* EXERCISE DIRECTIONS *
From the very first line of the data to the line containing "y_ticks = [0.0, 0.5, 1.0, 1.5, 2.0, 2.5]", retype everything exactly, leaving the pictures behind.

* DATA SUPPLIED *

(begin)

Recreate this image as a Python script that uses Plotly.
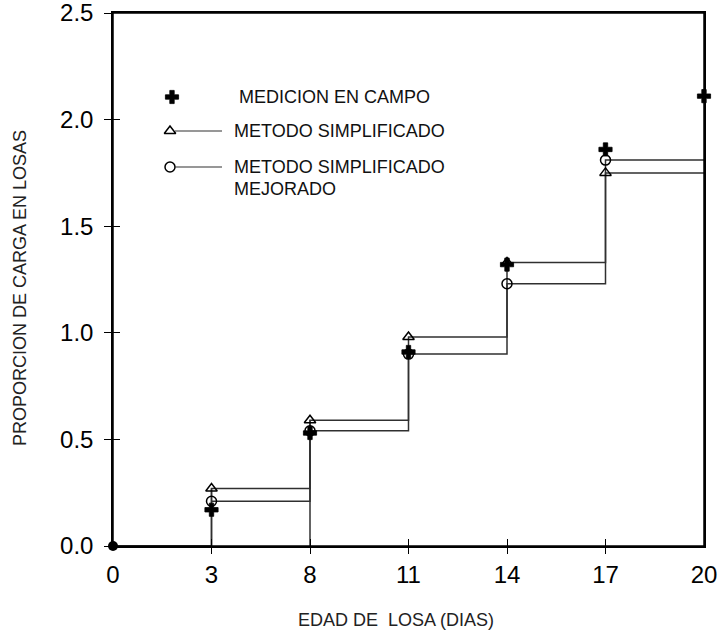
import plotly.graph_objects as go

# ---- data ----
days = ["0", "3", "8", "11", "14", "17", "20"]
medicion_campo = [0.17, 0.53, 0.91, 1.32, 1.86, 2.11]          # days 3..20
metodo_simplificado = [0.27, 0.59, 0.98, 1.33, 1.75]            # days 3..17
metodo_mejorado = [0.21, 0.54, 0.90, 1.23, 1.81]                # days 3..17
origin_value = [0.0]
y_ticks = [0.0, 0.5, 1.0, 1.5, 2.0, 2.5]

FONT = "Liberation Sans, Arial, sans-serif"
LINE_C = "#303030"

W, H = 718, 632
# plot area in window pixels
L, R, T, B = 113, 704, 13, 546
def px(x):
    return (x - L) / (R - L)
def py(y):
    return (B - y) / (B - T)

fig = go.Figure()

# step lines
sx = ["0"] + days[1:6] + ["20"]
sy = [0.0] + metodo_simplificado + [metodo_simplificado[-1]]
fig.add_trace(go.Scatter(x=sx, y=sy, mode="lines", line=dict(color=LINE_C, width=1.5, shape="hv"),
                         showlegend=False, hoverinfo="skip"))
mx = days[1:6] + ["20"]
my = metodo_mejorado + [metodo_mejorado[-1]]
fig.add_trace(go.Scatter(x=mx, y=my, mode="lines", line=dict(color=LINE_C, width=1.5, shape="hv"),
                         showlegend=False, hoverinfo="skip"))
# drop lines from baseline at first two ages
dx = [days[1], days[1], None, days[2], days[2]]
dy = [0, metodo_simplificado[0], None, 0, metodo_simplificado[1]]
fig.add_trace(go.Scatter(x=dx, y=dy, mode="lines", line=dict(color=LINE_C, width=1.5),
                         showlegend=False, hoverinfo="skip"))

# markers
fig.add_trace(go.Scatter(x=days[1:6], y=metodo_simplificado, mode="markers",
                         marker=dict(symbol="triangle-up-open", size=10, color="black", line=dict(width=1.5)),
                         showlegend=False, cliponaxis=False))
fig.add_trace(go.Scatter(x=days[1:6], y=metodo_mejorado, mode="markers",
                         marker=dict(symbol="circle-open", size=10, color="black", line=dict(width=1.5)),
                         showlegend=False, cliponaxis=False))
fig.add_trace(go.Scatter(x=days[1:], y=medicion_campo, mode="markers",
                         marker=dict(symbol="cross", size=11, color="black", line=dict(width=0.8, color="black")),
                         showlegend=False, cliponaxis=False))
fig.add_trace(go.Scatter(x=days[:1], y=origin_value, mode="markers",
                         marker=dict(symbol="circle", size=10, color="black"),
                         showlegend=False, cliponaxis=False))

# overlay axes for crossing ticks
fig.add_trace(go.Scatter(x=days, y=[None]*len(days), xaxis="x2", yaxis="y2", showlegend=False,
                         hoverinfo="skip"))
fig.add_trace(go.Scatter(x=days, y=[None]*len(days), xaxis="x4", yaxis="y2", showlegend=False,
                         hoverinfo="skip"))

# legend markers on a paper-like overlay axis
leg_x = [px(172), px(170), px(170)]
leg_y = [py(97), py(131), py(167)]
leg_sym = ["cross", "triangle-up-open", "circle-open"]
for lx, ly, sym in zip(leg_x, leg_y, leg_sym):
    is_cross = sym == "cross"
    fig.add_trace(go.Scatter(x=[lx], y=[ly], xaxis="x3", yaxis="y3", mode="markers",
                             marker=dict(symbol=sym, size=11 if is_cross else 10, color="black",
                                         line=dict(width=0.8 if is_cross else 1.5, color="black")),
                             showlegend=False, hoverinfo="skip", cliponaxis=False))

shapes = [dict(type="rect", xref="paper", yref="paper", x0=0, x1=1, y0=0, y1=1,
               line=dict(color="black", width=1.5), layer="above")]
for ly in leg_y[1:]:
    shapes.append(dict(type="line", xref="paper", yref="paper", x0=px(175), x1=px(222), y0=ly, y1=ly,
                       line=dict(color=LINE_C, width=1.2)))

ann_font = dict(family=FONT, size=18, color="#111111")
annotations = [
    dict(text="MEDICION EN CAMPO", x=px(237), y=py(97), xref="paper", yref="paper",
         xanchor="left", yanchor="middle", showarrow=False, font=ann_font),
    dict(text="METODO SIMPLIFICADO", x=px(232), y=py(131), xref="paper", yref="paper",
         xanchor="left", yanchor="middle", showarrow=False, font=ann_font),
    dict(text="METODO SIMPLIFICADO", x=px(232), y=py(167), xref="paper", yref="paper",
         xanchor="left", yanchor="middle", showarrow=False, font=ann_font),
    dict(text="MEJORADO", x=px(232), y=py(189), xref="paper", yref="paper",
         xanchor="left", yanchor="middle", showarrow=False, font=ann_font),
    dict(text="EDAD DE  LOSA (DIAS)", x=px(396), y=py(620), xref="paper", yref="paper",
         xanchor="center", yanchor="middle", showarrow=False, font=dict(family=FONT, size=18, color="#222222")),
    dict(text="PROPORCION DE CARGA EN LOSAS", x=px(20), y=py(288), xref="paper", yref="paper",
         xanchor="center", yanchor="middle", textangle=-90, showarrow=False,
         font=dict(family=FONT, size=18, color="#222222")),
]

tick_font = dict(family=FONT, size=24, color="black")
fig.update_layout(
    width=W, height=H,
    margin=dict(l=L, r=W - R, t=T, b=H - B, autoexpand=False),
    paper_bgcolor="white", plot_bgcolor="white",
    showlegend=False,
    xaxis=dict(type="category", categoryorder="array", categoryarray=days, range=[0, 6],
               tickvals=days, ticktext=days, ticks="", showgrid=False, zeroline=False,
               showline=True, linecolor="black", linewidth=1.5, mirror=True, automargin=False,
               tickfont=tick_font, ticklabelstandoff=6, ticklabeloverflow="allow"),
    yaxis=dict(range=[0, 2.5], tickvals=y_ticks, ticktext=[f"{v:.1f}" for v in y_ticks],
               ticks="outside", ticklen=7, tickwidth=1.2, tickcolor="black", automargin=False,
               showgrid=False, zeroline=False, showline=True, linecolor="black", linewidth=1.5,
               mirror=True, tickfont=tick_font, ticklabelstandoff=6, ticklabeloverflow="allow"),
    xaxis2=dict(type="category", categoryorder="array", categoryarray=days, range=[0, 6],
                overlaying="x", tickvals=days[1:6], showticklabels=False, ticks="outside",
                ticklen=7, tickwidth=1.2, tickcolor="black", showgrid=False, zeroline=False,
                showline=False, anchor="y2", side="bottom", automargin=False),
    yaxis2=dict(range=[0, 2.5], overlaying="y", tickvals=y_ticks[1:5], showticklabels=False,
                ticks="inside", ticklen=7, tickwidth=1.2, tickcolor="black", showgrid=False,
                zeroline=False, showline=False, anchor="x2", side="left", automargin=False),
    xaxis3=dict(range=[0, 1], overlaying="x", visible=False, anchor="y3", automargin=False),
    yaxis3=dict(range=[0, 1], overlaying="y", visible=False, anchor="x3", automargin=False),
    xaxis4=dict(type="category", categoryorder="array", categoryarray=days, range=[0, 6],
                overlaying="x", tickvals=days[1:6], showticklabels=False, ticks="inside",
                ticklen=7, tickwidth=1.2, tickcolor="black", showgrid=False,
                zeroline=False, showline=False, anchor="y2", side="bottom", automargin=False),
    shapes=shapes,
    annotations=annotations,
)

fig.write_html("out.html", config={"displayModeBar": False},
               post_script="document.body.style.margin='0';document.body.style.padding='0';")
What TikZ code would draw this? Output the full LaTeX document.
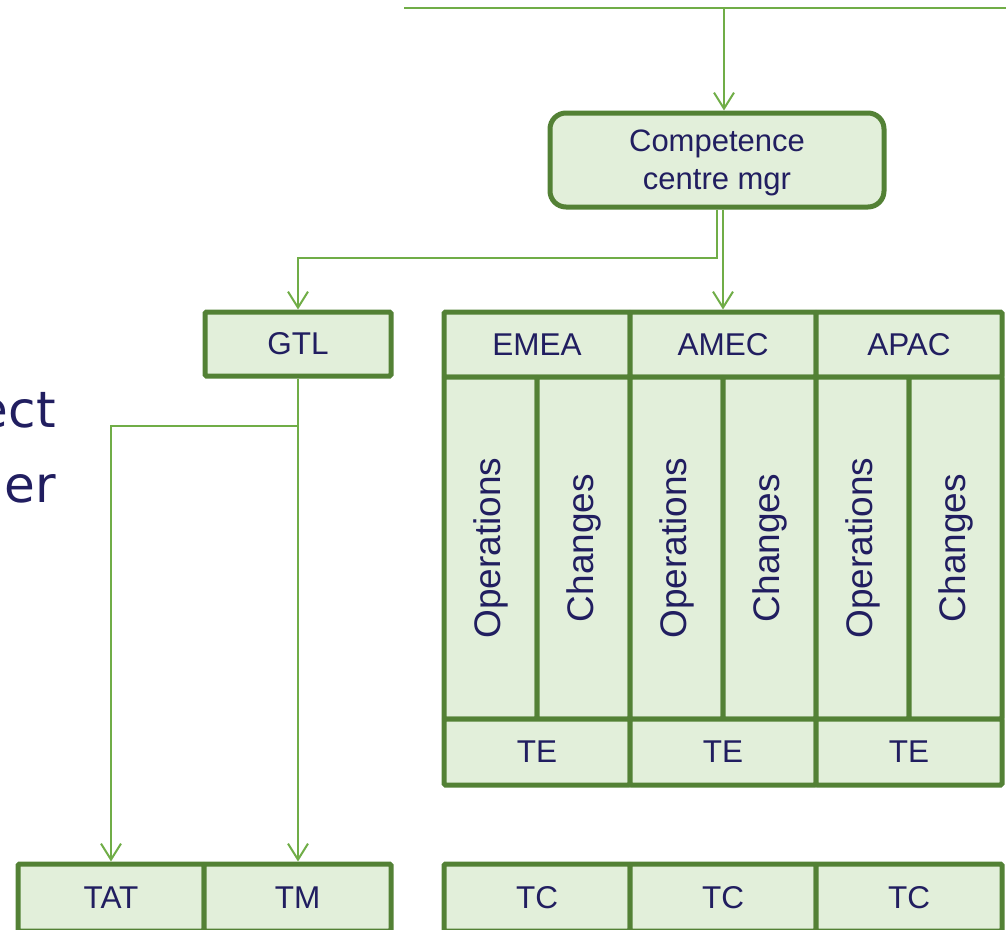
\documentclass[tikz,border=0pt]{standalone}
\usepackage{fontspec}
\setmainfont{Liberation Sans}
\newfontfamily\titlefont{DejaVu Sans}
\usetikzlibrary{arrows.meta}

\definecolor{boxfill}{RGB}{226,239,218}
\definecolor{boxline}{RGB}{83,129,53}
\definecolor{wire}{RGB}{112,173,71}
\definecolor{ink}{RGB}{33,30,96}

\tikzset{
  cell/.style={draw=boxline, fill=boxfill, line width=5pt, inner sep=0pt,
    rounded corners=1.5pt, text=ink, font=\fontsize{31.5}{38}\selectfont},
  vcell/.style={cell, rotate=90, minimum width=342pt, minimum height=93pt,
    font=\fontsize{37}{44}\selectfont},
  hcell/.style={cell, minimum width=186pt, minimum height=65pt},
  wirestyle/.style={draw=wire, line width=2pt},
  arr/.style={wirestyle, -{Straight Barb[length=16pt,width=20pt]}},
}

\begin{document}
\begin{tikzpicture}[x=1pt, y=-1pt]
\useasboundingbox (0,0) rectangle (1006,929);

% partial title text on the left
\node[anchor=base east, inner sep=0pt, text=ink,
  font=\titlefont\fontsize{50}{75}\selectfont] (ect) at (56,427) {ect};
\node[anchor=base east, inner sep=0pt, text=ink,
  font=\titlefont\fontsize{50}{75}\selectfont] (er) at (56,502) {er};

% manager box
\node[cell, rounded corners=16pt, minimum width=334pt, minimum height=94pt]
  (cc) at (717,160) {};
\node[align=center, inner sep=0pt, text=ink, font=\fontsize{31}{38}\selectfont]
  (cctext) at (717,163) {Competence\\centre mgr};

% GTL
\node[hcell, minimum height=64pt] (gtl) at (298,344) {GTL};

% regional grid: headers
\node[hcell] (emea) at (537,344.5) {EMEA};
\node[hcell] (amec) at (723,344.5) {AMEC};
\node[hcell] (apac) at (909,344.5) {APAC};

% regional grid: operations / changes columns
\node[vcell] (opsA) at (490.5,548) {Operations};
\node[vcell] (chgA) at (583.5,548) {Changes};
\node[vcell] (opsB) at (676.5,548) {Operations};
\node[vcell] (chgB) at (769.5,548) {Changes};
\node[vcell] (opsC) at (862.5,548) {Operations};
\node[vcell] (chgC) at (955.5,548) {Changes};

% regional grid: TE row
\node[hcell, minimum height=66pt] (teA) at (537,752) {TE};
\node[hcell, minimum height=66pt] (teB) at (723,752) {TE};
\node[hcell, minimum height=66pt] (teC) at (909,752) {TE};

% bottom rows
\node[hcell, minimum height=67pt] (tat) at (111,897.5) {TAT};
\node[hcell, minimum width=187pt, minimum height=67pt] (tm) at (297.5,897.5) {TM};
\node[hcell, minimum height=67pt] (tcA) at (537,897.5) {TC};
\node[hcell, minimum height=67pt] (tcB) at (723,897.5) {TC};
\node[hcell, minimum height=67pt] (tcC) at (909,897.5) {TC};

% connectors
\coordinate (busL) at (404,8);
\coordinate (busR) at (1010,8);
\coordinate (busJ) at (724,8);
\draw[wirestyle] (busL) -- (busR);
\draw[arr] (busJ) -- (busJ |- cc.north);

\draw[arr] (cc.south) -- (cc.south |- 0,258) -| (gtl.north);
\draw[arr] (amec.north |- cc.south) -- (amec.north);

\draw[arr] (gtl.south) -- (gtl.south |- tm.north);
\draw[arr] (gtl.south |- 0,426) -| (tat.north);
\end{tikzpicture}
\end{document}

(end)

* THE RESULT *
Recreate this image as a Python script that uses Plotly.
import plotly.graph_objects as go

# ---- data ----
days = ["0", "3", "8", "11", "14", "17", "20"]
medicion_campo = [0.17, 0.53, 0.91, 1.32, 1.86, 2.11]          # days 3..20
metodo_simplificado = [0.27, 0.59, 0.98, 1.33, 1.75]            # days 3..17
metodo_mejorado = [0.21, 0.54, 0.90, 1.23, 1.81]                # days 3..17
origin_value = [0.0]
y_ticks = [0.0, 0.5, 1.0, 1.5, 2.0, 2.5]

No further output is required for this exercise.